Industry Associations and Trade Groups
Industry associations and trade groups often provide valuable resources and insights into exclusive dealing practices within specific sectors. These organizations frequently publish reports, best practices guides, and legal analyses relevant to their members. Their resources often offer a practical perspective on the challenges and opportunities associated with exclusive dealing, providing valuable context for businesses operating within those industries. By engaging with these industry-specific resources, businesses can gain a deeper understanding of the nuances of exclusive dealing within their particular sector.
What is the difference between an exclusive dealing agreement and a tying arrangement?
While both involve restrictions on a buyer’s choices, exclusive dealing focuses on limiting the buyer to a single supplier for a particular product or service. A tying arrangement, however, involves requiring a buyer to purchase one product as a condition of purchasing another. Exclusive dealing restricts the source of a product; tying arrangements restrict the combination of products purchased.
Are all exclusive dealing agreements illegal?
No. Antitrust laws generally target exclusive dealing arrangements that substantially lessen competition or tend to create a monopoly. Many exclusive dealing agreements are perfectly legal and can even foster innovation and efficiency when properly structured and their impact on competition is minimal.
How can small businesses protect themselves from unfair exclusive dealing practices?
SMEs should prioritize thorough due diligence, seek expert legal counsel, and carefully negotiate contract terms. Diversifying their customer base and exploring alternative market channels can also reduce dependence on a single buyer. Joining industry associations can also provide access to resources and support in navigating these agreements.
What role do consumer protection agencies play in addressing harmful exclusive dealing?

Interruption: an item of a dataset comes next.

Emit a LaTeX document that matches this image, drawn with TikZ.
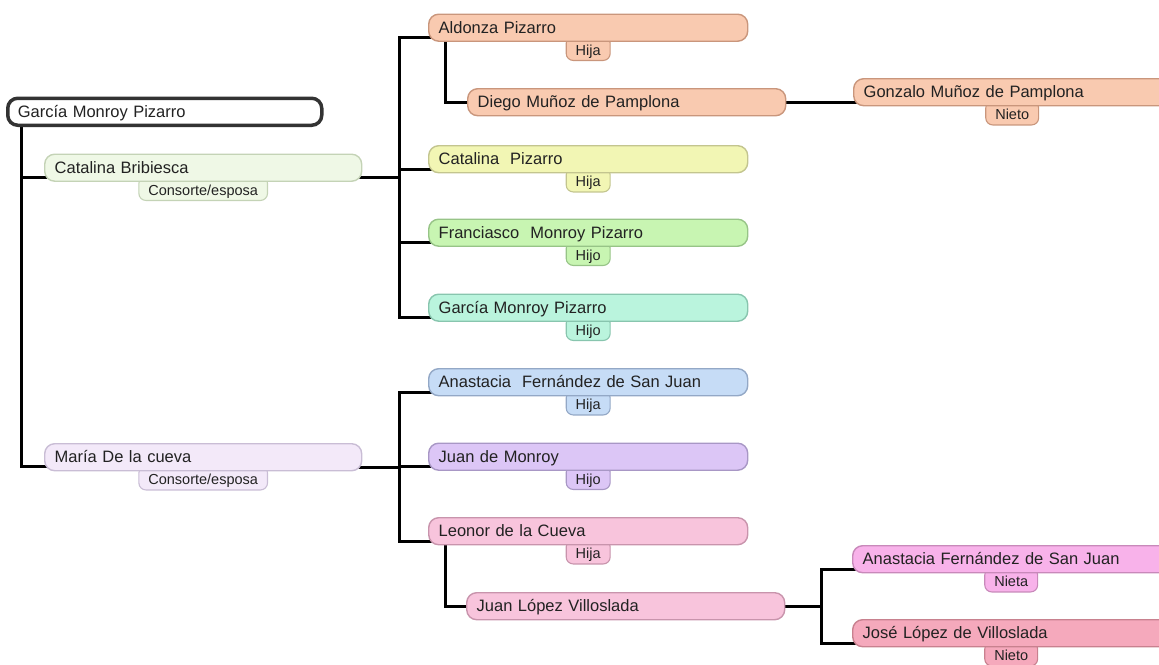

Consumer protection agencies investigate complaints, monitor markets for potentially anti-competitive practices, and can take enforcement actions, including issuing cease-and-desist orders and imposing fines, against businesses engaging in harmful exclusive dealing practices.
How can I report a suspected violation of antitrust laws related to exclusive dealing?
The process varies by jurisdiction, but typically involves filing a complaint with the relevant competition authority or antitrust agency. These agencies provide detailed information on their websites about how to file a complaint and what information is needed.
What are some key clauses I should look for in an exclusive dealing contract to protect my interests?
Key clauses include clear definitions of products/services, territories, and duration; transparent pricing mechanisms; provisions for price adjustments; termination clauses with clear conditions and compensation; and robust dispute resolution mechanisms (e.g., arbitration).
How is the impact of exclusive dealing agreements assessed by competition authorities?
Authorities assess the impact on market power, barriers to entry for competitors, presence of alternative suppliers/buyers, and overall effects on prices and innovation. The specific tests and criteria may vary depending on jurisdiction and the specifics of the agreement.